*Extracted records*:

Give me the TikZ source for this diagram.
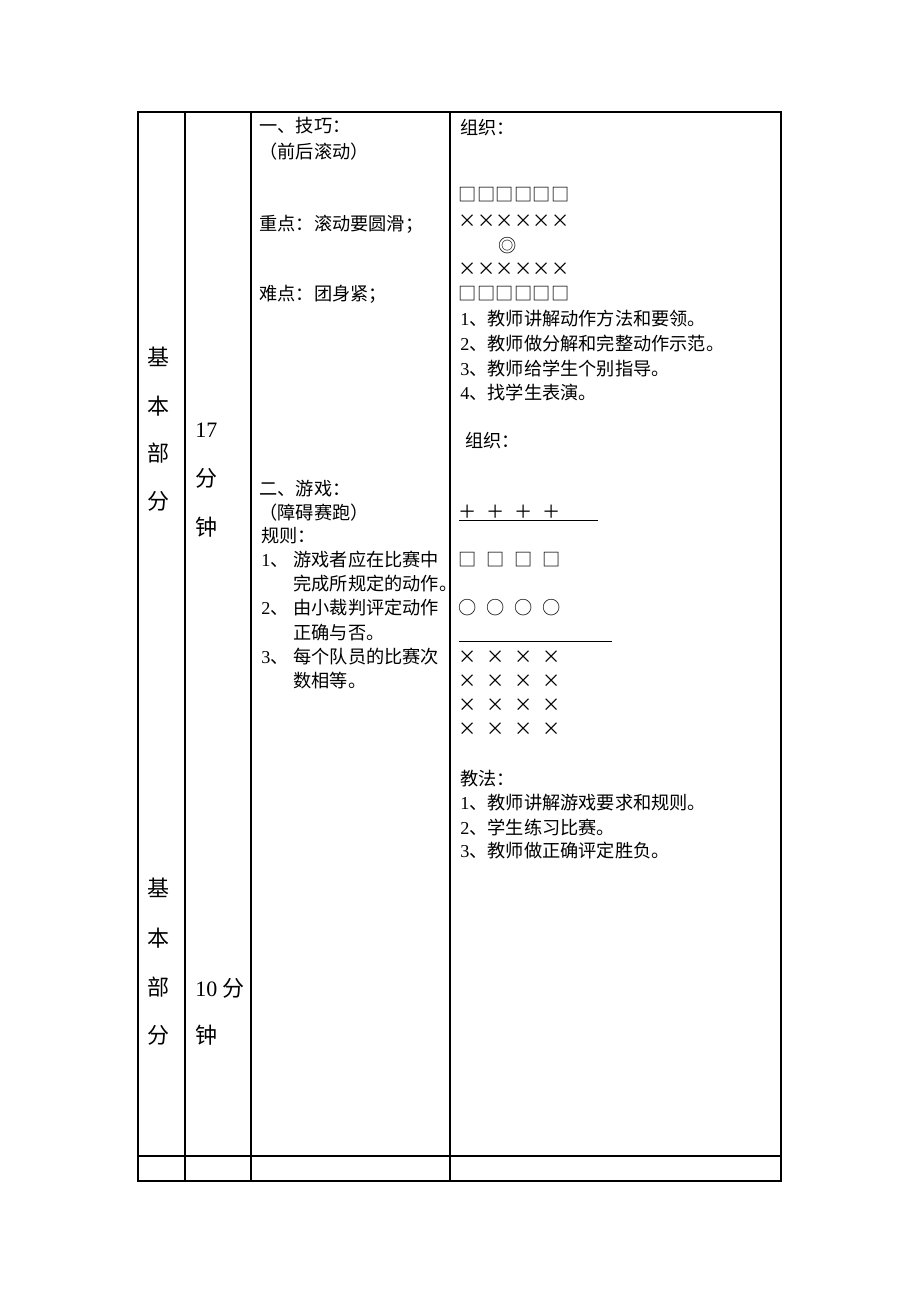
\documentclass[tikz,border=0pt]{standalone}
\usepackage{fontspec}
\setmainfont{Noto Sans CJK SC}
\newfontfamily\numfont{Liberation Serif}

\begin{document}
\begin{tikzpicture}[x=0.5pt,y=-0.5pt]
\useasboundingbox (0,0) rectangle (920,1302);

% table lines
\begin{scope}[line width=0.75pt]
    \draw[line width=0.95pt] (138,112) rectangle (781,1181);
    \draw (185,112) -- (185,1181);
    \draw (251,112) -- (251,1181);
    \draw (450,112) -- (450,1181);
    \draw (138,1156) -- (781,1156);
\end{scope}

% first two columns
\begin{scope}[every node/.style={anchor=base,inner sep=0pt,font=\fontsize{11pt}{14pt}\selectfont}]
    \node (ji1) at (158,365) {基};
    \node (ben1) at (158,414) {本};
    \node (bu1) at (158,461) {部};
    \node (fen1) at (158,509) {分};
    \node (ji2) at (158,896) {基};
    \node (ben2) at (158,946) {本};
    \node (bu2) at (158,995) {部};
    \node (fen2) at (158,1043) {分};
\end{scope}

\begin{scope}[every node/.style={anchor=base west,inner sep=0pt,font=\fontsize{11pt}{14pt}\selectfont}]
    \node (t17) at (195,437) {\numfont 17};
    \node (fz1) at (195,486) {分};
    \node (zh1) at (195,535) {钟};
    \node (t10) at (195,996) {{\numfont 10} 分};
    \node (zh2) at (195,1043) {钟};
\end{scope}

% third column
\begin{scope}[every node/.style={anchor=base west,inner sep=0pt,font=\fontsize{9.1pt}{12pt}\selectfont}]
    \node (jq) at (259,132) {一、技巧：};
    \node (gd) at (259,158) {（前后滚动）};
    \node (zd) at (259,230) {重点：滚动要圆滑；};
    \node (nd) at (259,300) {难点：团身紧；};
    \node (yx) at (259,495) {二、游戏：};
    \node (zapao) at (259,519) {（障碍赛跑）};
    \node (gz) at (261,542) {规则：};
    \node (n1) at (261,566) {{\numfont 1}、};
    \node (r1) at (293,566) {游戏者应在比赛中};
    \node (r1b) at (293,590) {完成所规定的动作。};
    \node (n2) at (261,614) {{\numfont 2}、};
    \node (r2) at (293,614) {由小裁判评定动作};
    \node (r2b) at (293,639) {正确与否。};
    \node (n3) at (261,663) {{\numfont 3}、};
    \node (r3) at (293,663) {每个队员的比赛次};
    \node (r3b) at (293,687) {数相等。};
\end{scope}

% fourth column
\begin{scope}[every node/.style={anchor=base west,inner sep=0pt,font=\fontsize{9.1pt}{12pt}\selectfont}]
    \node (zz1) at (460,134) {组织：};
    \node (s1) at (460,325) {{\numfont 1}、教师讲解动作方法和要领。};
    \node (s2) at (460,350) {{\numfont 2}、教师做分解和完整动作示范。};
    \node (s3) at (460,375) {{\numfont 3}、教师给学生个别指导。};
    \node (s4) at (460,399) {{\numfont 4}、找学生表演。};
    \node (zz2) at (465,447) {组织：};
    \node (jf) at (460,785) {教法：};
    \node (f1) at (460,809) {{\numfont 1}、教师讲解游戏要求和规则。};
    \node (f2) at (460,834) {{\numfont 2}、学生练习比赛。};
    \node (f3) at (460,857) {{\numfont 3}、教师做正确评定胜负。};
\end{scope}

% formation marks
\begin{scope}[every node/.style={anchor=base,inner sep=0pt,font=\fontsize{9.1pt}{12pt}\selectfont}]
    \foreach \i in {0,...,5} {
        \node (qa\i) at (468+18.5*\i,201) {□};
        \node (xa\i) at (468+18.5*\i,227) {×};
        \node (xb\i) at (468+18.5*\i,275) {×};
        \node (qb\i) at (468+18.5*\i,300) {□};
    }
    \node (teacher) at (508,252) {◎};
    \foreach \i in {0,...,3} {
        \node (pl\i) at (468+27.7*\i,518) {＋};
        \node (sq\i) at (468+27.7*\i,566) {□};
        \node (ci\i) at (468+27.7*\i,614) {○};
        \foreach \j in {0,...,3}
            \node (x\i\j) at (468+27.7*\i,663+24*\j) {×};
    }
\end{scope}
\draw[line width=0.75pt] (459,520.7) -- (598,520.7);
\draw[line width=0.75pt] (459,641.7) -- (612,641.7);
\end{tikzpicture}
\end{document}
* * *
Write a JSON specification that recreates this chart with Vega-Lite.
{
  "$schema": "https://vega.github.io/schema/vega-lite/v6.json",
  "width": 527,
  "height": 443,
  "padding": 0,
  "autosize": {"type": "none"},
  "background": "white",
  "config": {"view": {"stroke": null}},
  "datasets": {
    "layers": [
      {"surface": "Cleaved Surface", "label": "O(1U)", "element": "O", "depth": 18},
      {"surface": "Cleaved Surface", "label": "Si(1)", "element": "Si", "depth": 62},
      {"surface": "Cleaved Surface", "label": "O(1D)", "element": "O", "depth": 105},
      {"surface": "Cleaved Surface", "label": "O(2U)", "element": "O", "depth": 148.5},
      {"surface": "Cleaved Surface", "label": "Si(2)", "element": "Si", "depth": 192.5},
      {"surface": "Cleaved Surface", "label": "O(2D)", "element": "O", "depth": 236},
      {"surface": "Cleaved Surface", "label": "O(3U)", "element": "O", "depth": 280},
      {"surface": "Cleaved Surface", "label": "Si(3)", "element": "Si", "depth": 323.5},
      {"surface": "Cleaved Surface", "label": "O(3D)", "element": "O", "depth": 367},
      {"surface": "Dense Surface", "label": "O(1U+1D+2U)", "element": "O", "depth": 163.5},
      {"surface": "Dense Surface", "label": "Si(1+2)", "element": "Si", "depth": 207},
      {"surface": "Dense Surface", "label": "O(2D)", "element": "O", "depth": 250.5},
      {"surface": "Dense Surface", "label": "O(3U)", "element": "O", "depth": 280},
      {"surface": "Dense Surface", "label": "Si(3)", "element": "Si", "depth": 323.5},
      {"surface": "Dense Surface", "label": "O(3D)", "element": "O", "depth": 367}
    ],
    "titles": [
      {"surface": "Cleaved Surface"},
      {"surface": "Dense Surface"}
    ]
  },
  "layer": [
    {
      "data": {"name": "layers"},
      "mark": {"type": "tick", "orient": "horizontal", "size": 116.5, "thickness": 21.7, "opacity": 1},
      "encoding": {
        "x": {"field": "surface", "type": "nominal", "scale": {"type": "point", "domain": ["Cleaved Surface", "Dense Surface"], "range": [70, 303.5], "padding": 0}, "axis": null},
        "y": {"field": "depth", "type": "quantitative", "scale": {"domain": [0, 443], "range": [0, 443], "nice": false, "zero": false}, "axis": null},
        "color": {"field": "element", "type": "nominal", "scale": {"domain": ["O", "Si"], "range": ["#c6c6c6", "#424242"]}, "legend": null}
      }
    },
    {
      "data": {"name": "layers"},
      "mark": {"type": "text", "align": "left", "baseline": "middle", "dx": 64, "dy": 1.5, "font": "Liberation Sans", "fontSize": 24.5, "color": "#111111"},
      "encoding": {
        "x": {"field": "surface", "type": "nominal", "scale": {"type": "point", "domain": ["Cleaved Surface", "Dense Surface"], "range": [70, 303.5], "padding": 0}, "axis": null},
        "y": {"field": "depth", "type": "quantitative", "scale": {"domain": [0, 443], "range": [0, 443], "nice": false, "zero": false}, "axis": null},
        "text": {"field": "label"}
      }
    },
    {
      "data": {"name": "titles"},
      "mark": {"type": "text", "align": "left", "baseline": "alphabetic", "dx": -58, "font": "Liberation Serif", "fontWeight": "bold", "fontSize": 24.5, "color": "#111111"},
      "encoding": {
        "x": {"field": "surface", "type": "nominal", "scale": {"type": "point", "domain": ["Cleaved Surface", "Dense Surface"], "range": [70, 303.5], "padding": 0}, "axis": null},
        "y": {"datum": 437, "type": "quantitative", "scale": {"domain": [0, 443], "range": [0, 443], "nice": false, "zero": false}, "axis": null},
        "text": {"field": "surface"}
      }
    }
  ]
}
...
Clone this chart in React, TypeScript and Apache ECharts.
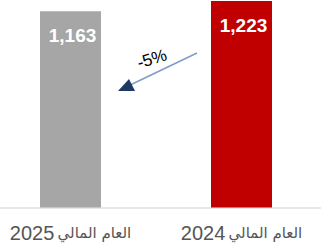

*Requirements*: Exactly as they stand, quote the lines beginning with the one that contains "Give me the TikZ source for this diagram." and ending with the one that contains "(0,0) rectangle (920,1302);", with no pictures.

*Written solution*:
Give me the TikZ source for this diagram.
\documentclass[tikz,border=0pt]{standalone}
\usepackage{fontspec}
\setmainfont{Noto Sans CJK SC}
\newfontfamily\numfont{Liberation Serif}

\begin{document}
\begin{tikzpicture}[x=0.5pt,y=-0.5pt]
\useasboundingbox (0,0) rectangle (920,1302);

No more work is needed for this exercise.